Julian Castro or Michelle Obama–Who Succeeded at the DNC?
Some people get excited by football. I hoot and holler and jump on my couch during key speeches such as last night’s at the Democratic National Convention.
Before tonight’s main speeches, one of the CNN commentators said, “If you tell people what they already know, they stay where they are.” This was the challenge that Julian Castro and Michelle Obama faced.
For the first time in history–first time–a Latino delivered a keynote speech at the Democratic National Convention. San Antonio’s 37-year-old mayor spoke with the passion of a generation, my generation, who had to reawaken its political consciousness.
I feared that Castro would replay the son-of-immigrants story who pulled himself up by his bootstraps. He didn’t fail. But he didn’t succeed in mobilizing the Democratic Party or Latinos. He made the Latino community look good. But he didn’t deliver the message that we need to be–that we can be–a political force to drive change led by the Democratic party.
Here’s why: while his speech was strong with stories and emotional connections, he had too many stories that made the speech forgettable because there were too many ideas we could hold on to.
A little after he turned the focus to President Obama after his opening, Castro said the dream to succeed is universal but our country makes it possible. Then he mentioned the boot straps. Even though these were only hints at cliches, they hit on the expected and created an opportunity for the audience to detach from his speech instead of moving forward with him. As the CNN commentator said, we already know this. We’re not going to move.
I feared the speech would be soaked in neutrality and emphasize his and his brother’s success, but, to his credit, Mayor Castro threw some punches. He said that the difference between his high school peers and his ivy league peers was “not intelligence or drive. The difference was opportunity.” Then he emphasized the need to invest in opportunity today. Good move there.
He went on to say that Romney doesn’t realize how good he’s had it. And Castro reminded us that “if we severe the threads that connect us, the only people who will go far are those who are already ahead.” Better move. But weak. We know this. He’s not moving us forward with him. It just sounds nicer than the way we would have said it.
Then he had that audience participation section: “Mitt Romney said NO.” The speaker right before him used the same approach. Castro overused it. Again, another emphasis competing with too many other key ideas.
I didn’t realize how ordinary his speech was until Michelle Obama spoke. While Castro moved the audience to cheer, the first lady moved us to action.
The high point was this–when Michelle Obama referenced her daughters:
“Because today, I know from experience that if I truly want to leave a better world for my daughters, and all our sons and daughters…if we want to give all our children a foundation for their dreams and opportunities worthy of their promise…if we want to give them that sense of limitless possibility – that belief that here in America, there is always something better out there if you’re willing to work for it…then we must work like never before…and we must once again come together and stand together for the man we can trust to keep moving this great country forward…my husband, our President, President Barack Obama.”
One sentence.

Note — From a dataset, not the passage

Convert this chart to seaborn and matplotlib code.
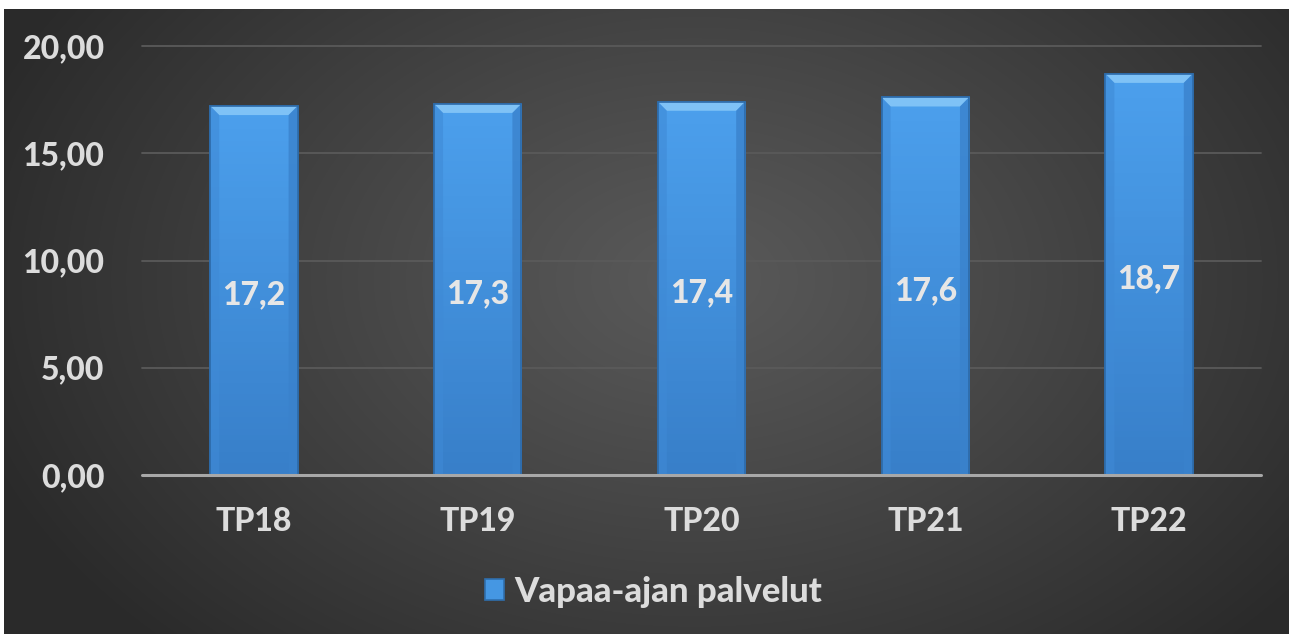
import numpy as np
import pandas as pd
import matplotlib
matplotlib.use("Agg")
import matplotlib.pyplot as plt
import seaborn as sns
from matplotlib.patches import Polygon, Rectangle

categories = ["TP18", "TP19", "TP20", "TP21", "TP22"]
values = [17.2, 17.3, 17.4, 17.6, 18.7]
series_name = "Vapaa-ajan palvelut"
yticks = [0, 5, 10, 15, 20]

sns.set_theme(style="dark")
plt.rcParams['font.family'] = ['Lato', 'DejaVu Sans']
FW = 900

W, H = 1289, 634
fig = plt.figure(figsize=(W / 100, H / 100), dpi=100)
fig.patch.set_facecolor("white")

# background with radial gradient
bg = fig.add_axes([4 / W, 0, (W - 4) / W, (H - 9) / H])
bg.set_axis_off()
yy, xx = np.mgrid[0:625, 0:1285]
cx, cy = 690, 270
d = np.sqrt(((xx - cx) / 760.0) ** 2 + ((yy - cy) / 520.0) ** 2)
d = np.clip(d, 0, 1)
light, dark = 0.35, 0.165
grad = light - (light - dark) * d ** 1.1
bg.imshow(np.dstack([grad, grad, grad]), aspect="auto", extent=[0, 1, 0, 1], origin="upper")
bg.set_xlim(0, 1)
bg.set_ylim(0, 1)

ax = fig.add_axes([142 / W, (H - 475) / H, (1261 - 142) / W, (475 - 46) / H])
ax.patch.set_alpha(0)
df = pd.DataFrame({"cat": categories, "val": values})
sns.barplot(data=df, x="cat", y="val", ax=ax, color="#4597e3", width=0.39,
            edgecolor="#2f6fae", linewidth=1.2, saturation=1, label=series_name)
ax.set_ylim(0, 20)
ax.set_xlim(-0.5, len(categories) - 0.5)
ax.set_yticks(yticks)
ax.set_yticklabels([f"{v:.2f}".replace(".", ",") for v in yticks])
ax.tick_params(axis="y", colors="#dcdcdc", labelsize=23, length=0, pad=27)
ax.tick_params(axis="x", colors="#dcdcdc", labelsize=23, length=0, pad=23)
for lab in ax.get_xticklabels() + ax.get_yticklabels():
    lab.set_fontweight(FW)
ax.set_xlabel("")
ax.set_ylabel("")
ax.grid(False)
for v in yticks[1:]:
    ax.axhline(v, color="#5a5a5a", lw=1.3, zorder=0.5, clip_on=False)
ax.axhline(0, color="#a8a8a8", lw=2.2, zorder=3, clip_on=False)
for s in ax.spines.values():
    s.set_visible(False)

# vertical gradient inside bars, bevel highlights and labels
shade = np.linspace(0, 1, 64).reshape(-1, 1)
top_c = np.array([0x4c, 0xa0, 0xed]) / 255
bot_c = np.array([0x38, 0x7f, 0xc9]) / 255
img = top_c * (1 - shade[..., None]) + bot_c * shade[..., None]
for p, v in zip(list(ax.patches), values):
    x0, w, h = p.get_x(), p.get_width(), p.get_height()
    z = p.get_zorder()
    im = ax.imshow(img, extent=[x0, x0 + w, 0, h], aspect="auto", origin="upper", zorder=z + 0.05)
    im.set_clip_path(p)
    bev_x = 0.04
    bev_y = 0.42
    top = Polygon([[x0, h], [x0 + w, h], [x0 + w - bev_x, h - bev_y], [x0 + bev_x, h - bev_y]],
                  closed=True, facecolor="#7fc2f6", edgecolor="none", zorder=z + 0.1)
    ax.add_patch(top)
    left = Polygon([[x0, h], [x0 + bev_x, h - bev_y], [x0 + bev_x, 0], [x0, 0]],
                   closed=True, facecolor="#3f8ad6", edgecolor="none", alpha=0.6, zorder=z + 0.1)
    right = Polygon([[x0 + w, h], [x0 + w - bev_x, h - bev_y], [x0 + w - bev_x, 0], [x0 + w, 0]],
                    closed=True, facecolor="#3a82cc", edgecolor="none", alpha=0.8, zorder=z + 0.1)
    ax.add_patch(left)
    ax.add_patch(right)
    ax.add_patch(Rectangle((x0, 0), w, h, facecolor="none", edgecolor="#2d6aa8",
                           lw=1.2, zorder=z + 0.2))
    ax.annotate(f"{v:.1f}".replace(".", ","), (x0 + w / 2, h / 2), xytext=(0, -3),
                textcoords="offset points", ha="center", va="center",
                color="#e6e6e6", fontsize=23, fontweight=FW, zorder=5)
ax.set_xlim(-0.5, len(categories) - 0.5)
ax.set_ylim(0, 20)

# legend
leg = ax.legend(loc="center", bbox_to_anchor=(0.457, -0.272), frameon=False,
                handlelength=0.55, handleheight=0.55, handletextpad=0.3,
                prop={"weight": FW, "size": 25})
for t in leg.get_texts():
    t.set_color("#dcdcdc")

fig.savefig("out.png", dpi=100, facecolor=fig.get_facecolor())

Unified.
Castro, on the other hand, looked forward to his daughter’s success as if it is almost guaranteed:
“She’s still young, and her dreams are far off yet, but I hope she’ll reach them. As a dad, I’m going to do my part, and I know she’ll do hers. But our responsibility as a nation is to come together and do our part, as one community, one United States of America, to ensure opportunity for all of our children.”
He separated his reality in the first two sentences from the rest of the nation in the last sentence.
Many, many more Americans can relate to Michelle’s view than Julian’s.
Castro made an impact but had too many threads for the audience to follow and remember: his grandmother’s story, his mother’s, his own, his daughter’s, references to religion. He started strong with the investment in opportunity but then it got muddy. I found it interesting that he didn’t throw the ultimate punch–a reference (even subtextual)–to immigration reform.
And while Michelle Obama didn’t go there either, she did emphasize the need for a woman to be able to make her own health decisions. As she mentioned the political, she weaved in the personal. She made us believe that her and her husband’s rise to success is somehow more attainable than Castro’s. Ivy league graduates always, in my experience, slip in their alma mater within about 10 minutes of meeting someone. Castro did it. Michelle Obama did not.
Michelle Obama’s speech achieved its success because it had the rhetorical element that also grounds her husband’s campaign–unity. The First Lady said, “Doing the impossible is the history of this nation.” THAT is the unifying message that connected every single story she mentioned. Castro, on the other hand, had too many key lines that competed.
Castro’s lines moved us to cheer; Michelle Obama moved us to action.
My favorite move by Michelle Obama? When she spoke about her father’s commitment to her family, she said, “That’s what being a man was.” She maintained unity by saying that President Obama “was still the man . . . .was still the man . . .” But Castro’s closing made reference to a marathon and a sprint and then went back to his grandmother and her blessing. Too much, too familiar, and too disconnected from the opening.
Castro’s speech is something too many Latinos, too many Americans, know.
Michelle Obama’s speech is something we know, but it also gives us something to do.
What do you think of Julian Castro’s speech? What do you think of Michelle Obama’s?